Nous sommes à Toronto, et la première décennie du nouveau siècle ne s’est pas encore terminée. Et alors que déboulait sur les écrans Scott Pilgrim vs The World, sorte d’hymne cinématographique aux nerds et aux relations amoureuses incertaines du début de la vingtaine, il fait bon de se rappeler que ce film, qui a solidifié la carrière de Michael Cera, est d’abord basé sur une série de manga du même nom, série qui gagnerait à être plus connue.
Il faut l’avouer, si le film, réalisé par Edgar Wright, celui-là même à qui l’on doit la trilogie du Cornetto, avec Shaun of the Dead, Hot Fuzz et The World’s End, avec Simon Pegg et Nick Frost, est franchement amusant, avec ses nombreuses références aux jeux vidéo, à la science-fiction, à la musique… bref, à tout ce qui occupe l’esprit des adolescents et des jeunes adultes, l’oeuvre du septième art a eu tendance à obscurcir quelque peu les six tomes des aventures de Scott Pilgrim dessinés par Bryan Lee O’Malley.
Et pour cause! Il est certainement plus simple de se contenter d’un film d’un peu moins de deux heures, dont le scénario ressemble sensiblement à celui des manga, mais dont les aspérités ont été largement gommées.

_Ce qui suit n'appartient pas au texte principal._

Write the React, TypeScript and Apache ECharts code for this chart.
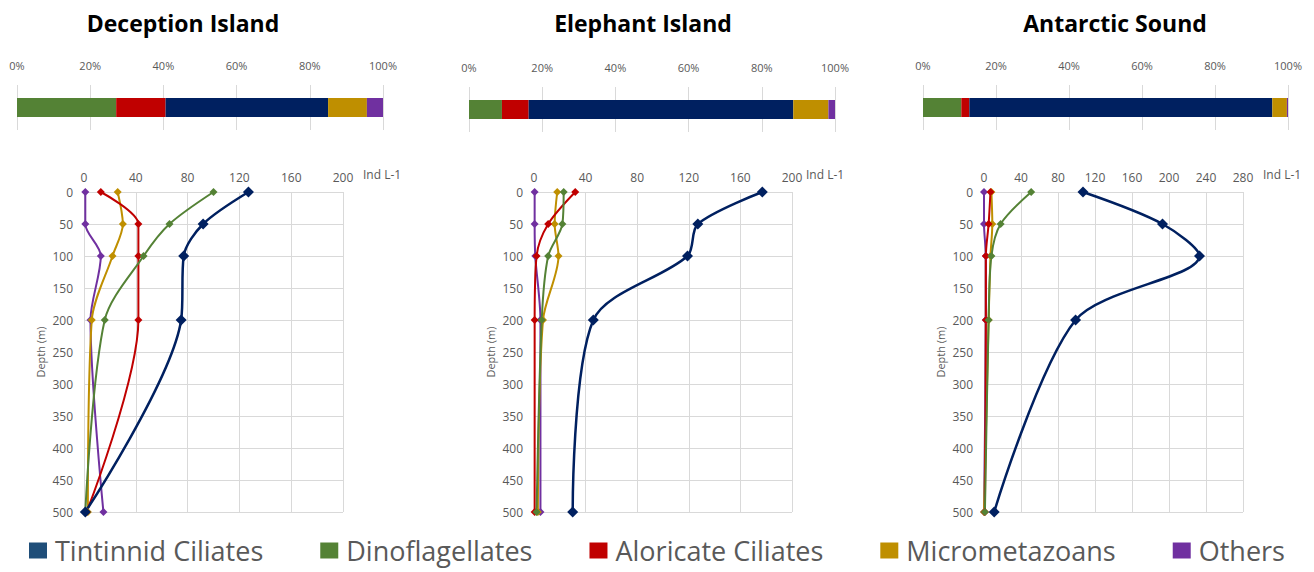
import React, { useEffect, useRef } from "react";
import * as echarts from "echarts";

// ---------- data ----------
const seriesNames = ["Tintinnid Ciliates", "Dinoflagellates", "Aloricate Ciliates", "Micrometazoans", "Others"];
const stackOrder = ["Dinoflagellates", "Aloricate Ciliates", "Tintinnid Ciliates", "Micrometazoans", "Others"];
const lineColors: Record<string, string> = {
  "Tintinnid Ciliates": "#002060",
  "Dinoflagellates": "#548235",
  "Aloricate Ciliates": "#C00000",
  "Micrometazoans": "#BF8F00",
  "Others": "#7030A0",
};
const stations = ["Deception Island", "Elephant Island", "Antarctic Sound"];
const depths = [0, 50, 100, 200, 500];

// composition (%), legend order: Tintinnid, Dino, Aloricate, Micro, Others
const deceptionShare = [44.4, 27.1, 13.5, 10.6, 4.4];
const elephantShare = [72.3, 9.0, 7.3, 9.6, 1.8];
const antarcticShare = [83.0, 10.5, 2.2, 4.0, 0.3];

// abundance (Ind L-1) at depths 0, 50, 100, 200, 500 m
const deceptionTintinnid = [127, 92, 77, 75, 1];
const deceptionDino = [100, 66, 46, 16, 1];
const deceptionAloricate = [13, 42, 42, 42, 2];
const deceptionMicro = [26, 30, 22, 6, 3];
const deceptionOthers = [1, 1, 13, 5, 15];

const elephantTintinnid = [177, 127, 119, 46, 30];
const elephantDino = [23, 22, 11, 6, 2];
const elephantAloricate = [32, 11, 2, 0.5, 0.5];
const elephantMicro = [18, 16, 19, 7, 3];
const elephantOthers = [0.5, 0.5, 1, 5, 5];

const antarcticTintinnid = [107, 193, 233, 99, 11];
const antarcticDino = [51, 18, 8, 5, 1];
const antarcticAloricate = [7, 5, 2, 2, 1];
const antarcticMicro = [8, 9, 7, 5, 0];
const antarcticOthers = [0, 0, 2, 2, 0];

const xMax = [200, 200, 280];
const xInterval = 40;
const depthMax = 500;
const depthInterval = 50;

const shares = [deceptionShare, elephantShare, antarcticShare];
const profiles = [
  [deceptionTintinnid, deceptionDino, deceptionAloricate, deceptionMicro, deceptionOthers],
  [elephantTintinnid, elephantDino, elephantAloricate, elephantMicro, elephantOthers],
  [antarcticTintinnid, antarcticDino, antarcticAloricate, antarcticMicro, antarcticOthers],
];

// ---------- layout ----------
const barGrids = [
  { left: 17, top: 85, width: 366, height: 45 },
  { left: 469, top: 87, width: 366, height: 45 },
  { left: 923, top: 85, width: 365, height: 45 },
];
const lineGrids = [
  { left: 84, top: 192, width: 259, height: 320 },
  { left: 534, top: 192, width: 258, height: 320 },
  { left: 984, top: 192, width: 259, height: 320 },
];
const titleX = [178, 638, 1110];
const unitX = [363, 806, 1263];

const FONT = "'Open Sans', 'Liberation Sans', sans-serif";
const GRAY = "#595959";
const GRID = "#d9d9d9";

export default function App() {
  const ref = useRef<HTMLDivElement>(null);
  useEffect(() => {
    if (!ref.current) return;
    const chart = echarts.init(ref.current, null, { renderer: "svg" });

    const grid: any[] = [];
    const xAxis: any[] = [];
    const yAxis: any[] = [];
    const series: any[] = [];

    // bar grids (index 0..2)
    barGrids.forEach((g, i) => {
      grid.push({ ...g, containLabel: false });
      xAxis.push({
        gridIndex: i,
        type: "value",
        position: "top",
        min: 0,
        max: 100,
        interval: 20,
        axisLine: { show: false },
        axisTick: { show: false },
        axisLabel: { formatter: "{value}%", color: GRAY, fontSize: 11, fontFamily: FONT, margin: 14 },
        splitLine: { lineStyle: { color: GRID } },
      });
      yAxis.push({
        gridIndex: i,
        type: "category",
        data: [stations[i]],
        show: false,
      });
      stackOrder.forEach((name) => {
        const idx = seriesNames.indexOf(name);
        series.push({
          type: "bar",
          name,
          stack: "s" + i,
          xAxisIndex: i,
          yAxisIndex: i,
          barWidth: 19,
          itemStyle: { color: lineColors[name] },
          data: [shares[i][idx]],
        });
      });
    });

    // line grids (index 3..5)
    lineGrids.forEach((g, i) => {
      const gi = i + 3;
      grid.push({ ...g, containLabel: false });
      xAxis.push({
        gridIndex: gi,
        type: "value",
        position: "top",
        min: 0,
        max: xMax[i],
        interval: xInterval,
        axisLine: { show: false },
        axisTick: { show: false },
        axisLabel: { color: GRAY, fontSize: 12, fontFamily: FONT, margin: 9 },
        splitLine: { lineStyle: { color: GRID } },
      });
      yAxis.push({
        gridIndex: gi,
        type: "value",
        inverse: true,
        min: 0,
        max: depthMax,
        interval: depthInterval,
        name: "Depth (m)",
        nameLocation: "middle",
        nameGap: 38,
        nameTextStyle: { color: GRAY, fontSize: 11, fontFamily: FONT },
        axisLine: { show: false },
        axisTick: { show: false },
        axisLabel: { color: GRAY, fontSize: 12, fontFamily: FONT, margin: 11 },
        splitLine: { lineStyle: { color: GRID } },
      });
      const order = [4, 3, 2, 1, 0];
      order.forEach((k) => {
        const name = seriesNames[k];
        const isMain = k === 0;
        series.push({
          type: "line",
          name,
          xAxisIndex: gi,
          yAxisIndex: gi,
          smooth: 0.3,
          symbol: "diamond",
          symbolSize: isMain ? 11 : 8,
          lineStyle: { color: lineColors[name], width: isMain ? 2.5 : 2 },
          itemStyle: { color: lineColors[name] },
          data: profiles[i][k].map((v, j) => [v, depths[j]]),
        });
      });
    });

    const graphic: any[] = unitX.map((x) => ({
      type: "text",
      left: x,
      top: 168,
      style: { text: "Ind L-1", fill: GRAY, font: `12px ${FONT}` },
    }));

    chart.setOption({
      animation: false,
      backgroundColor: "#ffffff",
      textStyle: { fontFamily: FONT },
      title: stations.map((s, i) => ({
        text: s,
        left: titleX[i],
        top: 6,
        textAlign: "center",
        textStyle: { fontSize: 23, fontWeight: "bold", color: "#000", fontFamily: FONT },
      })),
      legend: {
        left: 29,
        top: 537,
        padding: 0,
        itemWidth: 18,
        itemHeight: 16,
        itemGap: 57,
        icon: "rect",
        textStyle: { fontSize: 27, lineHeight: 27, color: GRAY, fontFamily: FONT, padding: [0, 0, 0, 3] },
        data: [
          { name: "Tintinnid Ciliates", itemStyle: { color: "#1F4E79" } },
          { name: "Dinoflagellates" },
          { name: "Aloricate Ciliates" },
          { name: "Micrometazoans" },
          { name: "Others" },
        ],
        selectedMode: false,
      },
      grid,
      xAxis,
      yAxis,
      series,
      graphic,
    });
    return () => chart.dispose();
  }, []);
  return (
    <div
      ref={ref}
      style={{ position: "fixed", left: 0, top: 0, width: 1314, height: 572 }}
    />
  );
}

Car oui, les six tomes de la série d’O’Malley dépeignent certes une réalité plus complète que ne le fait le film, mais cette même réalité est aussi plus complexe, on s’en serait douté.
Voilà donc Scott Pilgrim, 23 ans, sans travail ni perspectives estudiantines. Largué depuis un an par Nathalie, depuis devenue star du rock, le voilà qui se morfond entre deux répétitions du groupe au sein duquel il joue de la guitare basse, Sex Bob-omb. Pour oublier Nathalie, devenue Envy (peu de subtilité, ici), Scott fréquente tout platoniquement que ce soit Knives Chau, une adolescente de 17 ans, s’attirant du même coup les reproches de ses amis, y compris de Kim Pine, la batteuse du groupe qui est aussi son ex.
Bien rapidement, cependant, il fera la connaissance de Ramona Flowers, une mystérieuse jeune femme provenant des États-Unis qui saura utiliser d’étranges couloirs du « sub-espace » passant parfois carrément à travers la tête de Scott. Pour conquérir sa nouvelle flamme, toutefois, il devra affronter et vaincre les sept anciennes relations de la belle Ramona, dont le fielleux Gideon.
Plutôt que de s’articuler autour d’une série de références nerds, par exemple, ou d’une banale histoire de nouvelle relation amoureuse, Scott Pilgrim parle de regrets et de relations toxiques. Tous les personnages principaux – début de vingtaine oblige? – ont louvoyé dans l’univers amoureux en tentant tant bien que mal d’éviter les mines qui s’y trouvent. Qu’il s’agisse d’histoires non réglées, de ressentiment qui bouillonne sous la surface en attendant de provoquer une explosion, ou simplement d’une incompréhension de leur propre personnalité, nos protagonistes sont généralement méchants, voire cruels, ou encore en colère contre eux-mêmes ou contre les autres. On se tolère, on s’engueule, on se laisse, on se quitte… Toute la hargne de l’adolescence est transposée dans un contexte où les ambitions professionnelles continuent de prendre forme, et où, normalement, on termine peu à peu l’université pour se lancer dans la « vie d’adulte ».
C’est ici, d’ailleurs, que Scott Pilgrim est le plus intéressant. Oui, à l’époque de la sortie des manga, il était facile de ne s’intéresser qu’aux relations de couple, aux combats caricaturaux contre les ex de Ramona, ou encore d’avoir envie de faire comme Scott Pilgrim et de vivre pratiquement au jour le jour. Quelque 15 ans plus tard, pourtant, on constate que la série porte donc sur les nécessités de la vie ordinaire, le besoin d’avoir un emploi, de déterminer ce que l’on veut faire dans la vie, de payer ses factures, de rêver aux vacances, de se magasiner de la poterie au cours d’une exposition dans une ville de campagne décidément beaucoup trop touristique. Et c’est donc avec ce recul, tout utilitaire soit-il, que l’on est le plus en mesure d’apprécier le travail de Bryan Lee O’Malley.
Le style est parfois surchargé, surtout lorsque les jeunes femmes finissent par se ressembler un peu – la BD est en noir et blanc, après tout –, mais c’est ce chaos contrôlé qui fait réellement le charme de l’oeuvre. À consommer, donc, même si l’on connaît déjà un peu le dénouement. Ici, c’est le voyage et la transformation qui l’accompagne qui en valent la peine, pas nécessairement le résultat.
Scott Pilgrim, de Bryan Lee O’Malley, une série en six volumes publiée chez Oni Press.